Academics at the University of Exeter and Wolverhampton University, in England, believe that by teaching people how to make, mend and modify garments, they’ll adopt more ‘sustainable’ clothing choices. During a nine-month study across both Cornwall and the West Midlands, participants took part in workshops in which they were shown how clothing is manufactured and are said to have responded well to practical sessions, more so than attempts to educate them, which they found “alienating” and “discouraging”.
Dr. Joanie Willett, of the University of Exeter, commented: “We found the driving factor for avoiding fast fashion lies in realising clothing and the materials that it is made from are precious, and embody labour and time. After the workshops people expressed a desire to reduce their clothing either by buying fewer goods of better quality that they expected to be able to keep for longer or choosing not to buy anything at all for an extended time.”

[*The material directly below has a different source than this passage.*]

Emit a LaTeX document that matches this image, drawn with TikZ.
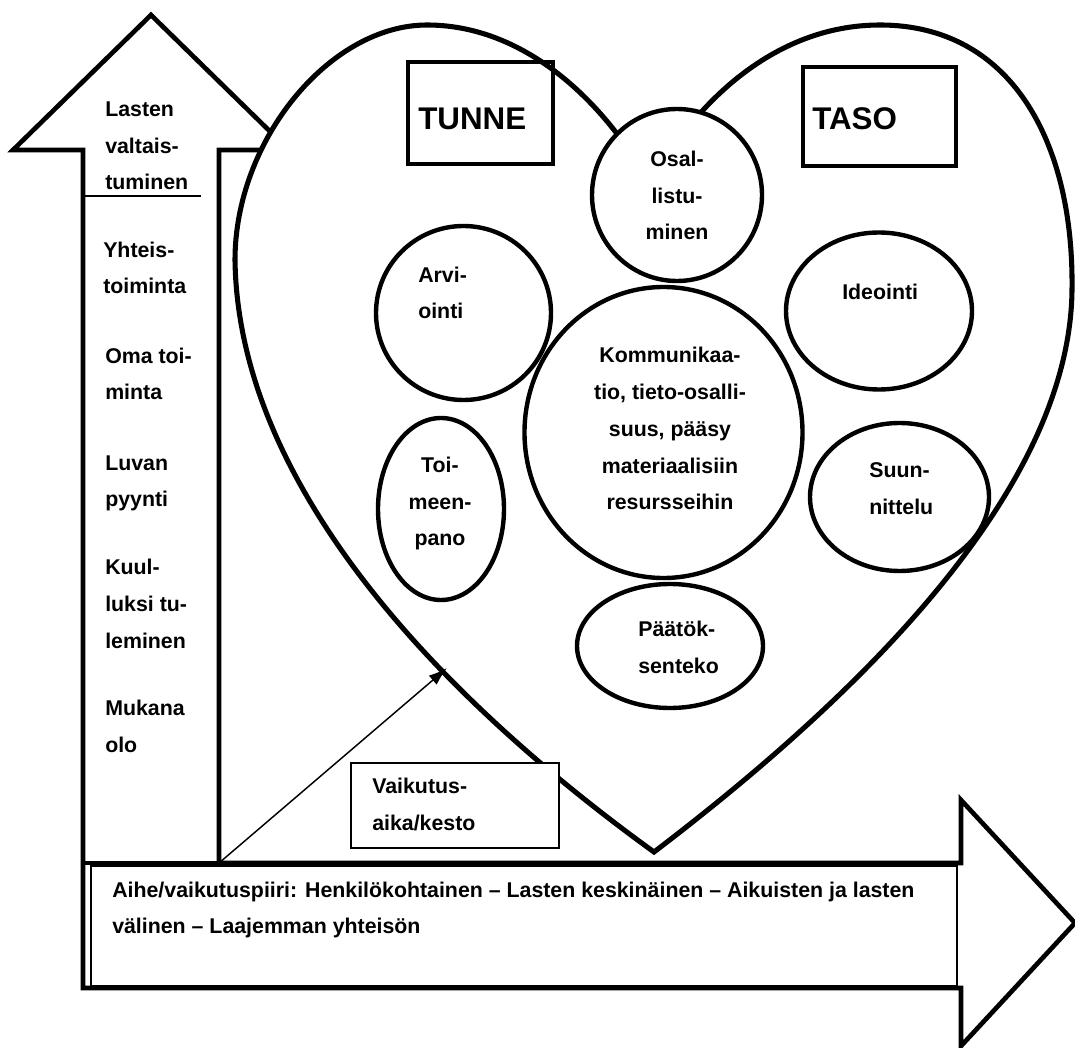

Part of the Arts and Humanities Research Council’s ‘Designing a Sensibility for Sustainable Clothing’ project, the study explored people’s attitudes towards fashion and their understanding of how to repair a garment. Many of the participants in the West Midlands area are said to have previously worked in the garment manufacturing sector, and so had knowledge of various repair techniques.
Regardless of their level of skill, all participants took part in as many as 40 workshops where they were shown how garments are constructed and, comparatively, how items like a woollen jumper can be unravelled and used in the production of other items.
The workshop tasks were designed to get people to think about the life of clothing and their materials, the ethical questions raised by fast fashion, and teaching skills to make, mend and modify clothes.
Participants also took part in wardrobe edits at the beginning and end of their time taking part, during which they estimated the number of items in their wardrobes, before making an accurate count of the number of them.
This was done to help people understand the extent to which the average consumer’s clothing collection can grow and how these items can be reused, restyled and repaired. A key learning was not that ‘fast fashion is bad’, but that all materials hold value regardless of an item’s price point.
One participant commented: “We’ve had quite a few good chats about cheap clothing and not demonising it and the privilege of being able to clothe yourself adequately.” Another added: “I don’t think it’s about shaming people about what they buy, and going “that’s wrong”, I think it’s more about helping people make more informed decisions.”
Professor Clare Saunders, from the University of Exeter, said: “We found inviting people to immerse them in the materiality of clothing enabled potentially transformative affective encounters which like seeds, can be nurtured and fostered.
“The workshops supported participants to become more ‘fluent’ as people who create with textiles, and to find their enjoyment in undertaking these activities.”